▶ **GIVEN INFORMATION**:
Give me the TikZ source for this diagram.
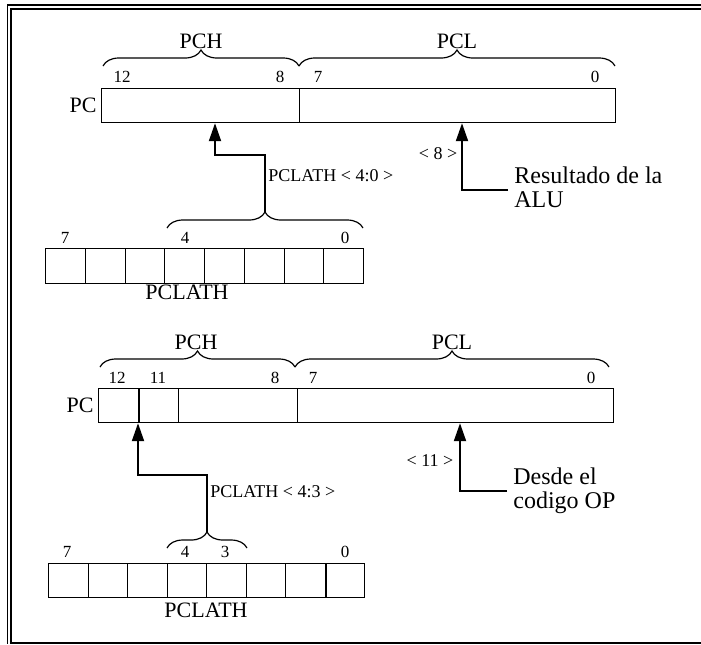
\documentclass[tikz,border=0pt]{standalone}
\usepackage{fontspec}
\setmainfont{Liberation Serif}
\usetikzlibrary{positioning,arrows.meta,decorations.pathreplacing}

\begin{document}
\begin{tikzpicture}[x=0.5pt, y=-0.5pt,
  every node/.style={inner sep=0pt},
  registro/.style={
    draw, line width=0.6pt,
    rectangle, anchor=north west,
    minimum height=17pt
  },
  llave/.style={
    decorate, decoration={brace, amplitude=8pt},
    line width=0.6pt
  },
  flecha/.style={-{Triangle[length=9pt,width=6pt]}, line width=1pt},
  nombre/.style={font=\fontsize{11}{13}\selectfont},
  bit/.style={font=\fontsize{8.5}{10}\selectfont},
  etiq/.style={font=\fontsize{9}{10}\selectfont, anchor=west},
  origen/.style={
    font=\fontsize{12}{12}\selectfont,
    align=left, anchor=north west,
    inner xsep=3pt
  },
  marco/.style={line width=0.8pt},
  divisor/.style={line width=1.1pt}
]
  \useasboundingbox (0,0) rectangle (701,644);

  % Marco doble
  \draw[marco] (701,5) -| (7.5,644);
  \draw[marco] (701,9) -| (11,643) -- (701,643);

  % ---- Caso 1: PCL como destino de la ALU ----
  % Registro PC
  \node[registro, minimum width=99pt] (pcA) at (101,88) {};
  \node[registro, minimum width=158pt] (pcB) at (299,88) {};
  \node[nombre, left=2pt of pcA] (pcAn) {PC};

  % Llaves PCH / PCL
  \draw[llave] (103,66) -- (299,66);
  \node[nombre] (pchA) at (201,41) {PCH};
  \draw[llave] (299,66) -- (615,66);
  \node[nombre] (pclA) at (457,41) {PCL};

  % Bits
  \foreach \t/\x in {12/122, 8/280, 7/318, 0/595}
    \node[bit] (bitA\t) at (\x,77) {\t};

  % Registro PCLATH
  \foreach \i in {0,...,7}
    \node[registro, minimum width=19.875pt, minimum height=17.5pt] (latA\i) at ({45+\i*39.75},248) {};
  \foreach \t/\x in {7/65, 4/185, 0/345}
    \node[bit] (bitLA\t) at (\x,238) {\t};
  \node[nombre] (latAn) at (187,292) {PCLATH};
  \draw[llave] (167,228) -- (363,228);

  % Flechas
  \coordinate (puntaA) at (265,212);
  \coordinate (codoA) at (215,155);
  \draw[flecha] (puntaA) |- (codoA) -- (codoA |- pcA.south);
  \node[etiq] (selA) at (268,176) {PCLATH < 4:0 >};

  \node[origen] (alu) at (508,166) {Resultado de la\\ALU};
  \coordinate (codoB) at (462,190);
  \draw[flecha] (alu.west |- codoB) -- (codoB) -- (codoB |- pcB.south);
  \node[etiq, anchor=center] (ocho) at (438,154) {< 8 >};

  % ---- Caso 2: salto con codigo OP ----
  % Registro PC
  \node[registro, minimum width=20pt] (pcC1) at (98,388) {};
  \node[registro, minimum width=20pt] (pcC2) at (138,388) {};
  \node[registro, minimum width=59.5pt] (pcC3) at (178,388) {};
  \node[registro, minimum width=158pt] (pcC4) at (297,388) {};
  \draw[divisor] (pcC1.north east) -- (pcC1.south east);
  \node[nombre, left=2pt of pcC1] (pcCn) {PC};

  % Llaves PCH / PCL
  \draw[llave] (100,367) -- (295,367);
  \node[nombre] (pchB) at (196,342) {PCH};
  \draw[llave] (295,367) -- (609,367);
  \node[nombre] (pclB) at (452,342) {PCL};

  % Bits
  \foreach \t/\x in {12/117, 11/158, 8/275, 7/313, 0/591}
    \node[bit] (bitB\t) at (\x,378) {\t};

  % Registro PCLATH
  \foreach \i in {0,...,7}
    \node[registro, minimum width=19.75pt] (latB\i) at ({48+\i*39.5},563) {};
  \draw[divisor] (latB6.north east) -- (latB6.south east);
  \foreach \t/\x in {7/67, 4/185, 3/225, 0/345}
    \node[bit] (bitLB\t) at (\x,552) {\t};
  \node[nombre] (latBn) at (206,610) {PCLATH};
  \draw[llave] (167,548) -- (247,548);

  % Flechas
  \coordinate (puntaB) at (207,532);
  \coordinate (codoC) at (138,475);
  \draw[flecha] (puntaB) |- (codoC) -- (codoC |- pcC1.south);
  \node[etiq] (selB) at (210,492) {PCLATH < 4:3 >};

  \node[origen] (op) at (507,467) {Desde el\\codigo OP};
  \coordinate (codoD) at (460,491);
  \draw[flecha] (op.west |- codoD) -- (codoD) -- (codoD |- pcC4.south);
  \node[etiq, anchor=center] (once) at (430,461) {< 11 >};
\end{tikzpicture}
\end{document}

...

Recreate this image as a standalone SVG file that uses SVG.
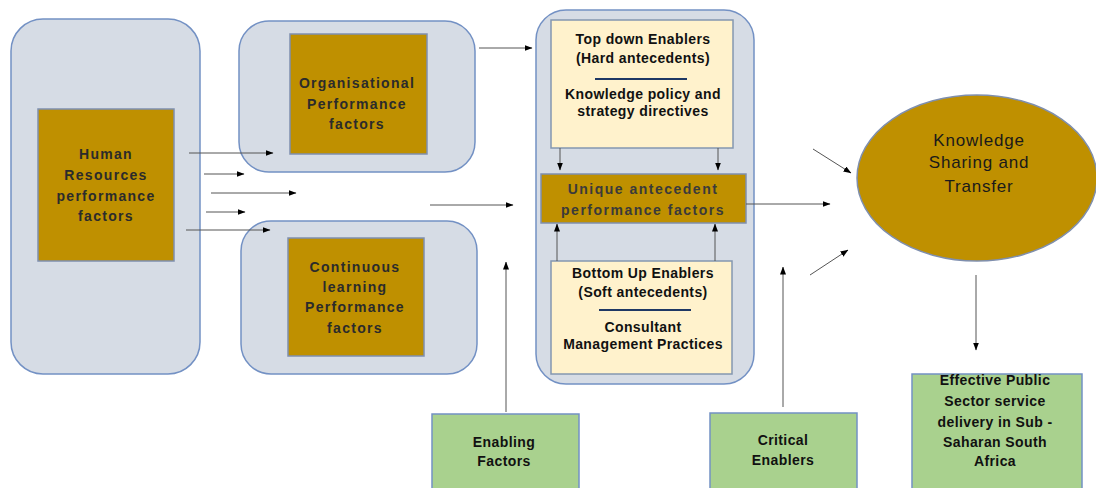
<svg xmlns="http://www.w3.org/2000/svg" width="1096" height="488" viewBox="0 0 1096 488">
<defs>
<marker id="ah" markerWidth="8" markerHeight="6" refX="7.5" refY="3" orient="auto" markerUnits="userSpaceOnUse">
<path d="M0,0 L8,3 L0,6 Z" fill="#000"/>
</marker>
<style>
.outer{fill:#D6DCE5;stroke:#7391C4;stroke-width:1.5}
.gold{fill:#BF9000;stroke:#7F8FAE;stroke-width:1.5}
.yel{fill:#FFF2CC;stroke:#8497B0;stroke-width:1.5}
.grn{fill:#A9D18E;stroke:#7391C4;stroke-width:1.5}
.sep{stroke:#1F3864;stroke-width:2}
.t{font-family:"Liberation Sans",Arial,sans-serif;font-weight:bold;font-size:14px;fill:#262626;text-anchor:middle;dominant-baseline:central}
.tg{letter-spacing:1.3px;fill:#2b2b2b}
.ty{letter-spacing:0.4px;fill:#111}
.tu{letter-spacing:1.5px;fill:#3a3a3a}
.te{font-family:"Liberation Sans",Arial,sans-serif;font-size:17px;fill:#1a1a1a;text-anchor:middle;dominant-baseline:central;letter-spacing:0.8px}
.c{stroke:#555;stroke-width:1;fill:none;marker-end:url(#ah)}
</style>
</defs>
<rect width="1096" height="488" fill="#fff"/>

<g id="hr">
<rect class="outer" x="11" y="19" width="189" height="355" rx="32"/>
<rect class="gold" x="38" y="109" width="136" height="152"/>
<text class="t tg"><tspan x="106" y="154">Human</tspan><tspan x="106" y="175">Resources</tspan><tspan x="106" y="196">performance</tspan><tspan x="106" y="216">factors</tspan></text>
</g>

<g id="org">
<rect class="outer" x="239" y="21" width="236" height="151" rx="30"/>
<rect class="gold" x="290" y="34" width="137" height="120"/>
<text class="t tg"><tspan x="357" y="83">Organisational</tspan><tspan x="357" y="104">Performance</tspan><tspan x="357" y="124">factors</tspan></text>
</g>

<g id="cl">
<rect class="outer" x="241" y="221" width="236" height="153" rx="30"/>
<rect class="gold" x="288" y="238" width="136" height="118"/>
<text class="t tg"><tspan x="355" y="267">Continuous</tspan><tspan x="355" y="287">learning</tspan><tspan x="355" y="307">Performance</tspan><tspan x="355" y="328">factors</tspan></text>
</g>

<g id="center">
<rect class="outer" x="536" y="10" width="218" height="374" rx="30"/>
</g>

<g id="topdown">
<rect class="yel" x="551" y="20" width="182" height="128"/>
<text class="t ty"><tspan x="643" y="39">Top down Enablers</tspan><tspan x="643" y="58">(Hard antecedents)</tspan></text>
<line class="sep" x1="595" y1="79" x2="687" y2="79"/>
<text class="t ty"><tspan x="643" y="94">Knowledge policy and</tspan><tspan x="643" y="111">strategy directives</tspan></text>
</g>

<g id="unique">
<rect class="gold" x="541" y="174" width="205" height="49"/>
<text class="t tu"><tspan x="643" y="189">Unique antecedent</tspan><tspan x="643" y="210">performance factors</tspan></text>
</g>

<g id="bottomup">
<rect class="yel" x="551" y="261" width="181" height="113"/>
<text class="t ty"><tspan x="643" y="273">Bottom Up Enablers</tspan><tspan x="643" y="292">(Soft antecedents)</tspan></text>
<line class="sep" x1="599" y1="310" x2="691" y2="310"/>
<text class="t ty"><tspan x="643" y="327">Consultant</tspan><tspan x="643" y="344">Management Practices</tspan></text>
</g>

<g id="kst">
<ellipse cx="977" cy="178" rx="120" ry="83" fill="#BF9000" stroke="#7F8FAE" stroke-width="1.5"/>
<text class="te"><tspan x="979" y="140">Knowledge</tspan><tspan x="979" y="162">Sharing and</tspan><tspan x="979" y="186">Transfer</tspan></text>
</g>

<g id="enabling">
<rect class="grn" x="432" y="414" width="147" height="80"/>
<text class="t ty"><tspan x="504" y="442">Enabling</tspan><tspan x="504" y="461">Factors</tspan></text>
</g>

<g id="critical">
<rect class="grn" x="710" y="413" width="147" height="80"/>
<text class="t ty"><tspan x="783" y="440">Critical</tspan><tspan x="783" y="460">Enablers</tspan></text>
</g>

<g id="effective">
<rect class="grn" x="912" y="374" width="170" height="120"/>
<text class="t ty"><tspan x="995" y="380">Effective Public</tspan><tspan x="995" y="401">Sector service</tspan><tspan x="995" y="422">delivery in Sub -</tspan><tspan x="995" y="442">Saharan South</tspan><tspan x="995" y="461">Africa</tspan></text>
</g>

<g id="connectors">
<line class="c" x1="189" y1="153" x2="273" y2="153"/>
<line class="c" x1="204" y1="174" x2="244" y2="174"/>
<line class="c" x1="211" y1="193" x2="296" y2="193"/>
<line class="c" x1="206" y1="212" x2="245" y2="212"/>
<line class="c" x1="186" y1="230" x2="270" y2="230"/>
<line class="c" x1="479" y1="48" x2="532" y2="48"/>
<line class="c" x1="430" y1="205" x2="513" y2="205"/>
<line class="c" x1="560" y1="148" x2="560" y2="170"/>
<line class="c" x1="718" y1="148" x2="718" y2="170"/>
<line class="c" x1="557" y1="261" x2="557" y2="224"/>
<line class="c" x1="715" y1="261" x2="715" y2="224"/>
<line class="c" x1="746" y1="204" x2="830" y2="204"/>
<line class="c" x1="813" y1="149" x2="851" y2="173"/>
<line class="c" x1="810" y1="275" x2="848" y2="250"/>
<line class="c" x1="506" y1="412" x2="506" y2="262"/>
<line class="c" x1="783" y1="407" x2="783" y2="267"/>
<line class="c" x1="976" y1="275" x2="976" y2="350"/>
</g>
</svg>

...

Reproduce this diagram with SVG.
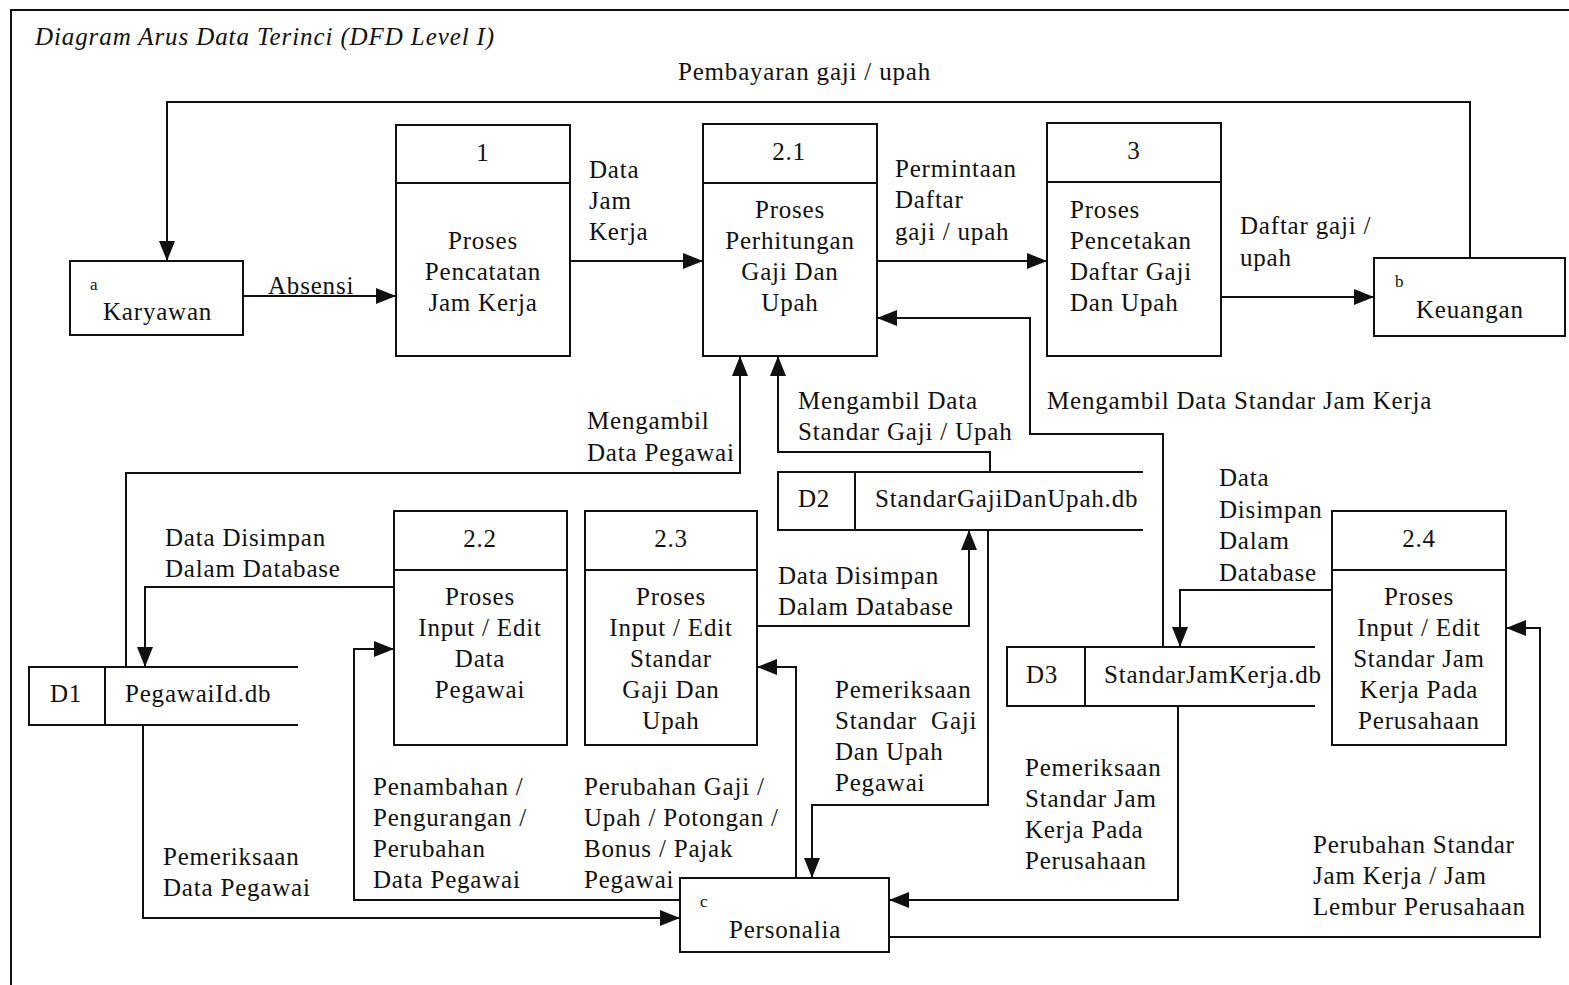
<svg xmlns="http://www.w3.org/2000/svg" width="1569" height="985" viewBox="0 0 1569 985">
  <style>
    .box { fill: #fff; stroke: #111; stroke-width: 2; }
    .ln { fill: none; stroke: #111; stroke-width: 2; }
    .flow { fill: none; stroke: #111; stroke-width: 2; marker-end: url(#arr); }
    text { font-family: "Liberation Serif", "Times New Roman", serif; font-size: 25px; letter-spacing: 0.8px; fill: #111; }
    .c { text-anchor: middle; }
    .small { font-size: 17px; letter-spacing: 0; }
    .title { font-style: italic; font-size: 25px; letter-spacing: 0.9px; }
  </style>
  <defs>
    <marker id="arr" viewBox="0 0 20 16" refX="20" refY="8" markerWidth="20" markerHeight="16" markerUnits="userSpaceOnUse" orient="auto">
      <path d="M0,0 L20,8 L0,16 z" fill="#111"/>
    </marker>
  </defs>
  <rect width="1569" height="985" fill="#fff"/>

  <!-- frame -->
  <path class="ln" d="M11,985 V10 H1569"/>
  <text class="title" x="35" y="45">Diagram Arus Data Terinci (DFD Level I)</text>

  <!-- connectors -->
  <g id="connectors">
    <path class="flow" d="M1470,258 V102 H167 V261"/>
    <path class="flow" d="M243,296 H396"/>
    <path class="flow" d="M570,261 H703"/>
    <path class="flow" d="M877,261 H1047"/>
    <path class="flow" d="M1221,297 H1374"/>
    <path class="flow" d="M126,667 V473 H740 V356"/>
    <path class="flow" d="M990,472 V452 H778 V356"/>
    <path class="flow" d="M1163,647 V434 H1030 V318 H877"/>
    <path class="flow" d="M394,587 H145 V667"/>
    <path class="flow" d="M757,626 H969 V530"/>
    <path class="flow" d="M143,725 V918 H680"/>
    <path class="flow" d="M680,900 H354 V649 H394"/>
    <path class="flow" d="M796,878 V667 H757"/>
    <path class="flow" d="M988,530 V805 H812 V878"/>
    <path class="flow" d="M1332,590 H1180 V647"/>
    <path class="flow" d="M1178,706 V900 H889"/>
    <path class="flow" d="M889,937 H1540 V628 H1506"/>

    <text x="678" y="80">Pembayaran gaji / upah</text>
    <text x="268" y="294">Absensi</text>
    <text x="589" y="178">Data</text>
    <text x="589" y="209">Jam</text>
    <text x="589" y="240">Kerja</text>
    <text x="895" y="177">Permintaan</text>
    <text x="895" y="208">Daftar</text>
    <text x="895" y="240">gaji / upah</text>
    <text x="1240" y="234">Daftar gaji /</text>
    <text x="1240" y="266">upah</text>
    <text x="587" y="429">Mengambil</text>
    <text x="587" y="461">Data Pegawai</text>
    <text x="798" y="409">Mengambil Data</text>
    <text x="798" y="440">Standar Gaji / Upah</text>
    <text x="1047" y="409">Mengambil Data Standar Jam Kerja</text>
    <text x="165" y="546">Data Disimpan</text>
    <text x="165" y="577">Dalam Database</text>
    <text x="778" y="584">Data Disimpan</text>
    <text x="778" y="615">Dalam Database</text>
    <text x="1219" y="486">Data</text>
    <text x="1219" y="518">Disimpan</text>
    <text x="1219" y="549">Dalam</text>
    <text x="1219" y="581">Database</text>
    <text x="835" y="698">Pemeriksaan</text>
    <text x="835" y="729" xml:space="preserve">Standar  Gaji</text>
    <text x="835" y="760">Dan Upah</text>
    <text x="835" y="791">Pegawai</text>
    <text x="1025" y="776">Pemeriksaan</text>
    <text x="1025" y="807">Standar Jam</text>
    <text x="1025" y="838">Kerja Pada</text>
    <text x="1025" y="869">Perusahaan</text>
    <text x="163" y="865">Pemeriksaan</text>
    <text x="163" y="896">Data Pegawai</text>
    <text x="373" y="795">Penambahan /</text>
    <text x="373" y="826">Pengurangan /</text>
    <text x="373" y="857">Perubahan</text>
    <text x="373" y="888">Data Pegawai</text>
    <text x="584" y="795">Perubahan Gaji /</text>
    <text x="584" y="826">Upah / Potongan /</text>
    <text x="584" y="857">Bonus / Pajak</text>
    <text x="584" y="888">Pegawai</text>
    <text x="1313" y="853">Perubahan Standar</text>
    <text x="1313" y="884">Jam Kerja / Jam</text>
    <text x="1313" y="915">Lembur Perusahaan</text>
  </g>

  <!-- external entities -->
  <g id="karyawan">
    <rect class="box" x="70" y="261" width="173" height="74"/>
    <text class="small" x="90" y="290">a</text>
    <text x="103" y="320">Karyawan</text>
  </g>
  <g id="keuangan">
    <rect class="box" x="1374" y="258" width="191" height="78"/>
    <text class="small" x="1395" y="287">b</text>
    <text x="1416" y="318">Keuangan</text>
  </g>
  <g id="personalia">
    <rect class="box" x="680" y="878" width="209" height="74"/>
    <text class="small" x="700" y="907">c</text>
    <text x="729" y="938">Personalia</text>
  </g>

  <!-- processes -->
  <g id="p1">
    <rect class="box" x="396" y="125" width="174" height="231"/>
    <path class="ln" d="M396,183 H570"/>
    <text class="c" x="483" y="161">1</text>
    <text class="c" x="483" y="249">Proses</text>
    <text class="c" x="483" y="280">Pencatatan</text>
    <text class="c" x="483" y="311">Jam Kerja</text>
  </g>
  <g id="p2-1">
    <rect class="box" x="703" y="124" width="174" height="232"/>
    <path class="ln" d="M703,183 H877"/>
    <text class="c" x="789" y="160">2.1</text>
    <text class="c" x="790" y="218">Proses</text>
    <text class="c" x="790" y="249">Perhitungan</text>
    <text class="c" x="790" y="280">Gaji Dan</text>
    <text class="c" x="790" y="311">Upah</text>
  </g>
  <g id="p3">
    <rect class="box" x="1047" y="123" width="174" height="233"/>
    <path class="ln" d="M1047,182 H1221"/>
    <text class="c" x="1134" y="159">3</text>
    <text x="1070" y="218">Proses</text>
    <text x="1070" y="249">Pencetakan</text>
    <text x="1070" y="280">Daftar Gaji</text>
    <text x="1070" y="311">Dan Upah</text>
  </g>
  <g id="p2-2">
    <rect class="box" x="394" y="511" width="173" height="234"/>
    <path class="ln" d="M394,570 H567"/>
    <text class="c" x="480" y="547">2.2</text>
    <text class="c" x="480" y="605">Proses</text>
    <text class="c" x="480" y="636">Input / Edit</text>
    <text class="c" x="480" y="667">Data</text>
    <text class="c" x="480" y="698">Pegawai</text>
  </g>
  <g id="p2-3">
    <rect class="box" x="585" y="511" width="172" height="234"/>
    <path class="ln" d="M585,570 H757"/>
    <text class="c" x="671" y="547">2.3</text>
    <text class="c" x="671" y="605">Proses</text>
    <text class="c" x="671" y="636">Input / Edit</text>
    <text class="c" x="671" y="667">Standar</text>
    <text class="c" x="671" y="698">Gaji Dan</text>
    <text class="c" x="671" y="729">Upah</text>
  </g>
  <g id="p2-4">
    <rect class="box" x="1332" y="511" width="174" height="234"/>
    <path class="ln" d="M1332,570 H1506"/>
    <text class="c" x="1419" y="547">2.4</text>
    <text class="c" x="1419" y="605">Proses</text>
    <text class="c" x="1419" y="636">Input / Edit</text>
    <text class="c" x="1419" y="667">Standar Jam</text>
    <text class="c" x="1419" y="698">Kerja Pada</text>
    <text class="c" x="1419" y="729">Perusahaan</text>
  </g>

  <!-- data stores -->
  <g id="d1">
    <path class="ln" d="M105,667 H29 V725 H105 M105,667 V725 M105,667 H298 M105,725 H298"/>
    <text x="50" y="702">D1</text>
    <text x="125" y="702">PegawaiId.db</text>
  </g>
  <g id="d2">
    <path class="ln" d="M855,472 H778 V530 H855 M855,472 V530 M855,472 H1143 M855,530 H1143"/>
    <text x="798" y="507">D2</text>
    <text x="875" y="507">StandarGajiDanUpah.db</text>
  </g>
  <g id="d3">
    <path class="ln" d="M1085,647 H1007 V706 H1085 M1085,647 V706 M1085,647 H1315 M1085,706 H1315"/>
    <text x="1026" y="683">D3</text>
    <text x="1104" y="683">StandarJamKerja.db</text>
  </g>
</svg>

▶ **GIVEN TASK**:
Look through the data and show every line containing "this".

▶ **OUTPUT OF THE EXERCISE**:
Give me the TikZ source for this diagram.
Recreate this image as a standalone SVG file that uses SVG.
Reproduce this diagram with SVG.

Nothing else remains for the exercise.